A sharply declining rupee triggers inflation, broaden the current account deficit, hits investor sentiment and creates burdens for organization with high exposure to foreign debt. The government and the Reserve Bank of India have taken several reform initiatives to resist the downturn, but their success stories are looking gloomy.

Buying imported materials will become very costly. A weak rupee will create extra stress on Oil Marketing Companies (OMC) and this will surely be passed on to the consumers as the companies are allowed to do so after the deregulation of petrol and partial deregulation of diesel. If the OMCs increase fuel prices, there will be a substantial increase in overall cost of transportation which will trigger inflation.

If the depreciation is steep and without control, it will strike up inflation. As a result the Central bank would have very less room to impose further rate cut and that’s the burden the borrower would have to bear.

Indians who have gone to abroad for tours or studies are highly affected in these times. The only smiling people in this context are the NRI’s who gain more on sending money to their homeland.

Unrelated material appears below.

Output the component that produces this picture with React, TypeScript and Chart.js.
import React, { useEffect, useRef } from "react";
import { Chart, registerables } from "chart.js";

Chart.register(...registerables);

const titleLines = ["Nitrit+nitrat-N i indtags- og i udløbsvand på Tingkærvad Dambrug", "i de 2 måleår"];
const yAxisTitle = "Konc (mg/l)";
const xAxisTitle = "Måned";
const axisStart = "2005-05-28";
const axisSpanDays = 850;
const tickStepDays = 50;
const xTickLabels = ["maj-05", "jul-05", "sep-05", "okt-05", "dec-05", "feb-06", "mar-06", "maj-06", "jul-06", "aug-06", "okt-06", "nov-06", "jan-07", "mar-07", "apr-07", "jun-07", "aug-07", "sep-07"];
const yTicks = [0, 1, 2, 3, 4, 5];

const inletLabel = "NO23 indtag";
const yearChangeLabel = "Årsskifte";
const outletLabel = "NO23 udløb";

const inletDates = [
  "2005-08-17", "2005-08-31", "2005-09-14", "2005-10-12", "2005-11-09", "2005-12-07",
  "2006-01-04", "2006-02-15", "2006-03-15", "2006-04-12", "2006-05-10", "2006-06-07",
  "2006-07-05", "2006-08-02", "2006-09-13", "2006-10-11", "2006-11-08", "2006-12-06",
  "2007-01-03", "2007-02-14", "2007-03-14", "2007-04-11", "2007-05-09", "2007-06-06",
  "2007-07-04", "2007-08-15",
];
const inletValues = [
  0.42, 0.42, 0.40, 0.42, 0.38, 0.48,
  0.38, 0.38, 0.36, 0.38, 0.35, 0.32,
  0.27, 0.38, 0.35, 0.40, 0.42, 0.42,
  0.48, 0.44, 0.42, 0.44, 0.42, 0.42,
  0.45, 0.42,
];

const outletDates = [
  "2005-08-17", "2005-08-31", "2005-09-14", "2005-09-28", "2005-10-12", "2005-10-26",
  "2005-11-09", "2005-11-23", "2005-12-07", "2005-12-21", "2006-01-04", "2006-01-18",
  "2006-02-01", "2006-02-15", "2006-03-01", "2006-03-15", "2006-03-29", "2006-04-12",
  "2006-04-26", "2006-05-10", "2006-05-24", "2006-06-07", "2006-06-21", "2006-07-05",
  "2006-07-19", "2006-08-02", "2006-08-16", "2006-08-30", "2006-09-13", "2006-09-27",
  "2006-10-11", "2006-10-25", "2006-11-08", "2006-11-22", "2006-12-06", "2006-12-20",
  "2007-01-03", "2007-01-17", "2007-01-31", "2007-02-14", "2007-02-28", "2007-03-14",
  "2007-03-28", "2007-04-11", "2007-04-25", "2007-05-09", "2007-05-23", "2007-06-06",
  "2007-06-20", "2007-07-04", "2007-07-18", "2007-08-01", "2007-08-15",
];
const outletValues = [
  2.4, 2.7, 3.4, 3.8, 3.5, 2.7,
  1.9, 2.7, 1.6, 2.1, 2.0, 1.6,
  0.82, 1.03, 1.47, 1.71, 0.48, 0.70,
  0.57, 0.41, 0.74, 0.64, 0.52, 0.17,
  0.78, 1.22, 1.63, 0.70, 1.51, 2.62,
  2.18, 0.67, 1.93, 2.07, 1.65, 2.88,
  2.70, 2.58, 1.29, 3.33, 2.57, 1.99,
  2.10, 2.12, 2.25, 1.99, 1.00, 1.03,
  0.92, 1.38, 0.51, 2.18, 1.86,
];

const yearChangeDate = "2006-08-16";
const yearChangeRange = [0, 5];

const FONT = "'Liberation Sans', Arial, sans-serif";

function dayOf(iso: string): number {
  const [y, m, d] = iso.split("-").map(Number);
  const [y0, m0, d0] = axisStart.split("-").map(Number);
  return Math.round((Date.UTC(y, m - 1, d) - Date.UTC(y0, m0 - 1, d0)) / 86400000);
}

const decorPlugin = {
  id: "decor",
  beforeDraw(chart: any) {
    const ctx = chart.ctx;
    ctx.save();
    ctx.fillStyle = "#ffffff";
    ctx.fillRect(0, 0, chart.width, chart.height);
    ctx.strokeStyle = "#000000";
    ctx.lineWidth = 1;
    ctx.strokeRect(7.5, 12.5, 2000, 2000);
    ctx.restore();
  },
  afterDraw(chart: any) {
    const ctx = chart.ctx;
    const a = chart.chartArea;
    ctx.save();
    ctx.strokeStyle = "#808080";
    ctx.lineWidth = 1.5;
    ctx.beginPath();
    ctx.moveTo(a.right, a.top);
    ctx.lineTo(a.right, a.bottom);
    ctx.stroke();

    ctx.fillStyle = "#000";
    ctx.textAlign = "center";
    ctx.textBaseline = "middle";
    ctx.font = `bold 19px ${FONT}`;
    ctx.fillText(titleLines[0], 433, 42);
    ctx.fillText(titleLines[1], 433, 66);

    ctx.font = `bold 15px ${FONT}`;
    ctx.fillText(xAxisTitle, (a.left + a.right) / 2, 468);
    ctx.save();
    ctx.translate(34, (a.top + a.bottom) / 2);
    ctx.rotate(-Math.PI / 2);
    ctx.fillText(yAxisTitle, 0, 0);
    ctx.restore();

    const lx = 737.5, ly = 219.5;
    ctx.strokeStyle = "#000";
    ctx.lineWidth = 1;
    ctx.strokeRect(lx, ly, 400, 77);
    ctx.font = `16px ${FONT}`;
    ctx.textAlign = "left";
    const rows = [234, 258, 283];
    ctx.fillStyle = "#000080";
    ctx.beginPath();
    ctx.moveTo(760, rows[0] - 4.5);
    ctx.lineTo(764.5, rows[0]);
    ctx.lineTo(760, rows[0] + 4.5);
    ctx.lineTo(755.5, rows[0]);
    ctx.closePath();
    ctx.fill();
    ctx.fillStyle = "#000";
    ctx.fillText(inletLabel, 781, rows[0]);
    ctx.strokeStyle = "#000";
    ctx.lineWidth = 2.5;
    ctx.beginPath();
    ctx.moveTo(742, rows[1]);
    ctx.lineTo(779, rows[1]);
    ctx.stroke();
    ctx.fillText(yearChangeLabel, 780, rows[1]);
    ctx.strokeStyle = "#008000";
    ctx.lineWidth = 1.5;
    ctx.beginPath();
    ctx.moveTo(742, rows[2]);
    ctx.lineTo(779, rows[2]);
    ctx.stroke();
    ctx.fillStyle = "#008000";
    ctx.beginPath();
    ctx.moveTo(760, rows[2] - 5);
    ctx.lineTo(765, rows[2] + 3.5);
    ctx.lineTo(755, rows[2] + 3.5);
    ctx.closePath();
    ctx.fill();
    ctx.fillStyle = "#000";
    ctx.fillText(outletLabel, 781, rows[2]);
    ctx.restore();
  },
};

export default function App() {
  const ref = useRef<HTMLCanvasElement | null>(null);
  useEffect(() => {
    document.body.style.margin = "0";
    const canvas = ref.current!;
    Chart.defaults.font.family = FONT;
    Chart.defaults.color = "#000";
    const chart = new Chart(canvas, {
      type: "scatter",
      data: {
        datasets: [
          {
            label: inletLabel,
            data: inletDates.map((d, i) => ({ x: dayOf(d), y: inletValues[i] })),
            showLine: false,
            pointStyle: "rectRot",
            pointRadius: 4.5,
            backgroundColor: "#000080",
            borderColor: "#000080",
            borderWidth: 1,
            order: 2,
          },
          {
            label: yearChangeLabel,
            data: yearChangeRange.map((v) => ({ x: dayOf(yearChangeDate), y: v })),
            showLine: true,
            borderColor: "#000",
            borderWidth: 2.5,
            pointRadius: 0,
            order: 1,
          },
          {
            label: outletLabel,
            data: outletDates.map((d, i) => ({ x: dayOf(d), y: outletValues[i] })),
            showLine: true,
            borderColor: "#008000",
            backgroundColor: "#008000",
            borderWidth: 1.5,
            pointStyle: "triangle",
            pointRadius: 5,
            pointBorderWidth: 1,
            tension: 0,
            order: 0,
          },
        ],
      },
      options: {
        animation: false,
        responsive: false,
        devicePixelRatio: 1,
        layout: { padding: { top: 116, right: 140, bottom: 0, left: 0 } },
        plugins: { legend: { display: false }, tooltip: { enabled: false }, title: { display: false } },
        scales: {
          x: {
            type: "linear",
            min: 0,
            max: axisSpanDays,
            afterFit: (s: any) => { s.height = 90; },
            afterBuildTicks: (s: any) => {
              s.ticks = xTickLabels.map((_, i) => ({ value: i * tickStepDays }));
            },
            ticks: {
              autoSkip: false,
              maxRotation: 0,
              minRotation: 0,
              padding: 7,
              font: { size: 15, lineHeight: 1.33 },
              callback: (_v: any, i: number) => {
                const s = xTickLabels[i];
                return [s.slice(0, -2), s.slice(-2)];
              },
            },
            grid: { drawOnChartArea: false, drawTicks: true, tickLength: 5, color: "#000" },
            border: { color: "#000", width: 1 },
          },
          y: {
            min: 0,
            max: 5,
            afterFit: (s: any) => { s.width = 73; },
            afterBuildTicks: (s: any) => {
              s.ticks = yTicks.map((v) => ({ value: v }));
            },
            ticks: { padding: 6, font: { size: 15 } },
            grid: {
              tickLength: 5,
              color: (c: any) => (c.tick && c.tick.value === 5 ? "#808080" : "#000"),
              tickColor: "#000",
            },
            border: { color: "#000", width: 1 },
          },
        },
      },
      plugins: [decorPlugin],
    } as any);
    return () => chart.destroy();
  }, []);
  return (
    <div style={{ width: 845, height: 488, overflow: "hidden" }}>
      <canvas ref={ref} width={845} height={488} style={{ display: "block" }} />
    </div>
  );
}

As a whole we can say that though weakening rupee is the reason for someone’s smile it is a real threat for the country’s overall fiscal health and increase the current account deficit heavily. But in my opinion this huge downgrade is a temporary phenomenon and the rupee is really oversold. Now the Central bank and Government should work hand in hand and find out the policy measures to stabilize the frightening scenario. I personally hope a further cut in SLR to ease the liquidity to save rupee and also import duty hike in gold and other related materials. RBI can buy bonds to ease liquidity in the market. Finally we can say that the situation is tight and challenging for us, but we can not only hope for the best but also should contribute the most to get back Indian economy in the driving seat.